Figure 6 – LOESS interaction

Statistical evidence

term estimate std.error statistic p.value conf.low conf.high
(Intercept) -2.570 0.546 -4.710 0.000 -3.649 -1.492
healthy_life_expectancy 0.125 0.008 14.950 0.000 0.109 0.142
generosity -5.518 4.097 -1.347 0.180 -13.615 2.579
healthy_life_expectancy:generosity 0.098 0.064 1.544 0.125 -0.028 0.224

Life-expectancy β ≈ 0.125 (p < 2 × 10⁻¹⁶); generosity & interaction ns; Adjusted R² ≈ 0.60.


RQ 4 · Regional similarity

Figure 7 – Dendrogram

Figure 8 – PCA scatter with 95 % ellipses

Statistical evidence

term df sumsq meansq statistic p.value
regional_indicator 9 106.053 11.784 25.34 0
Residuals 139 64.637 0.465 NA NA

One-way ANOVA: F(9, 139) ≈ 25.34, p < 2 × 10⁻¹⁶; regions explain ≈ 62% of cross-country happiness variance.

Silhouette width for the four-cluster solution is 0.46, indicating moderately distinct regional groupings.


Conclusions

Across both years, economic output, social support, and healthy life-span explain the bulk of cross-national happiness.

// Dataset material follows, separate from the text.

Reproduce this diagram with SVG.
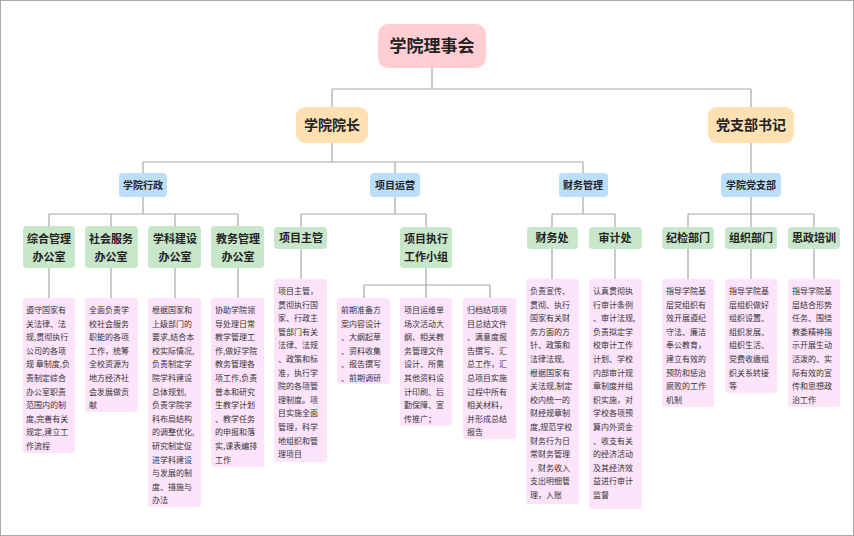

A two-variable model (GDP + support) accounts for 77 % of 2019 variance; perceived freedom adds a smaller but significant 4.40 ± 0.52 ladder-points per full-scale unit.

In 2021, healthy life-expectancy remains the strongest single correlate (≈ 0.13 points per extra healthy year), while generosity shows no reliable main or interaction effect.

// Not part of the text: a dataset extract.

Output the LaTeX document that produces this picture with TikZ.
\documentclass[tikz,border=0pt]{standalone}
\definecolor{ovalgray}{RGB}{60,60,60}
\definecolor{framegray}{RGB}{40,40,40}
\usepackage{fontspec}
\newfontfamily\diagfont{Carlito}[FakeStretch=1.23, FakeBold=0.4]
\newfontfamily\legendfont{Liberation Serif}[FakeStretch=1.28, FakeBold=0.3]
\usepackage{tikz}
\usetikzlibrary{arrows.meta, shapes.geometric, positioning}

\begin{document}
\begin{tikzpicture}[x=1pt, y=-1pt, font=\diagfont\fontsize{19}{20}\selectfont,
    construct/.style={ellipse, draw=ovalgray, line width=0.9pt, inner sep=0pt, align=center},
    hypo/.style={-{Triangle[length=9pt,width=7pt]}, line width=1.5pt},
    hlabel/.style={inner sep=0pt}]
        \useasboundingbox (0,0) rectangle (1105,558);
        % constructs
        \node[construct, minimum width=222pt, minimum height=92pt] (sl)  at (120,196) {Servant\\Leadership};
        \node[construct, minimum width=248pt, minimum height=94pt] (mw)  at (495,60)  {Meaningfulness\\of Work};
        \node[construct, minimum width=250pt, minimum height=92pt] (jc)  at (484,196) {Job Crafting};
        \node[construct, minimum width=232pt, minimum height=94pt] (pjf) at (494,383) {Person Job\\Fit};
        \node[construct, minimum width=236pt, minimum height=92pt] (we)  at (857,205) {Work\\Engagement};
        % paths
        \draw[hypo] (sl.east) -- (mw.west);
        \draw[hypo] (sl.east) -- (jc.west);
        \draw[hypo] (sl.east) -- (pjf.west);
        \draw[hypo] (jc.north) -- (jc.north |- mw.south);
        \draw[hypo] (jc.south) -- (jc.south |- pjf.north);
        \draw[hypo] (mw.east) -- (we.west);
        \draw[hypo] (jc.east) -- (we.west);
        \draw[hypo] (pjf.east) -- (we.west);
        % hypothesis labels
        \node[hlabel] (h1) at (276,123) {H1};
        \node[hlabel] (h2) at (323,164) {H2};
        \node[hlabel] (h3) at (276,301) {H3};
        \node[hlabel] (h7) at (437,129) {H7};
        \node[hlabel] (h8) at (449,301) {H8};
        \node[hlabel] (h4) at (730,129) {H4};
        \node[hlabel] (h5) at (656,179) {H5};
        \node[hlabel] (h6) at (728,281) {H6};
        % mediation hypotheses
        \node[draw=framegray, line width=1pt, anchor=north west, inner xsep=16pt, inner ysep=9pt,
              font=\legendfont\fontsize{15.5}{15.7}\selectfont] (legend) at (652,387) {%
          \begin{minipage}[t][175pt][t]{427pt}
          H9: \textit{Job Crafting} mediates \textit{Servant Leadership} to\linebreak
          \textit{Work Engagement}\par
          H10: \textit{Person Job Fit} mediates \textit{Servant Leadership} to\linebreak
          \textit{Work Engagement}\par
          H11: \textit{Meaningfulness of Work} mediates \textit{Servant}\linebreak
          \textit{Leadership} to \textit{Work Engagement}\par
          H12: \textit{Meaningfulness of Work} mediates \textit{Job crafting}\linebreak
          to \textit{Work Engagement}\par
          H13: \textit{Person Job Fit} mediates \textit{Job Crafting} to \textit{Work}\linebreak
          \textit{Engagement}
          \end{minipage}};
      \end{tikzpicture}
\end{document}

Regional patterns are pronounced: an ANOVA indicates that ≈ 62 % of between-country variation sits at the regional level, with coherent clusters in Western Europe, Latin America, and Sub-Saharan Africa.

These findings suggest that policies promoting both economic security and social cohesion yield the largest well-being gains, and that civil freedom offers an additional but smaller boost.


Future work

  • Add control variables we already have.

    Re-fit the 2019 multiple-regression model including healthy life-expectancy and generosity to see whether GDP and social support remain significant when the full set of components is considered.

    Model-assumption checks.

    Use residual-versus-fitted and QQ plots (via plot(lm_obj)) to confirm linearity and normal-error assumptions for each regression used in the report.

    Compare pre- and mid-pandemic means.

    Conduct paired t-tests (or Wilcoxon signed-rank tests if normality fails) on each component’s 2019 vs 2021 scores to quantify how the pandemic shifted the drivers.

    Evaluate multicollinearity.

    Compute variance-inflation factors (car::vif) for the full 2019 model; if VIF > 5, consider centred variables or principal-component regression (covered in lecture).

    Visualise change over time.

    Produce a simple line chart for the ten largest countries, plotting their Happiness Score in 2015, 2019, and 2021 to illustrate trajectories without advanced time-series methods.

    Report uncertainty for cluster analysis.

    Repeat the hierarchical clustering with single and average linkage and record whether regional groupings persist; discuss any instability instead of pursuing bootstrap or gap-stat techniques.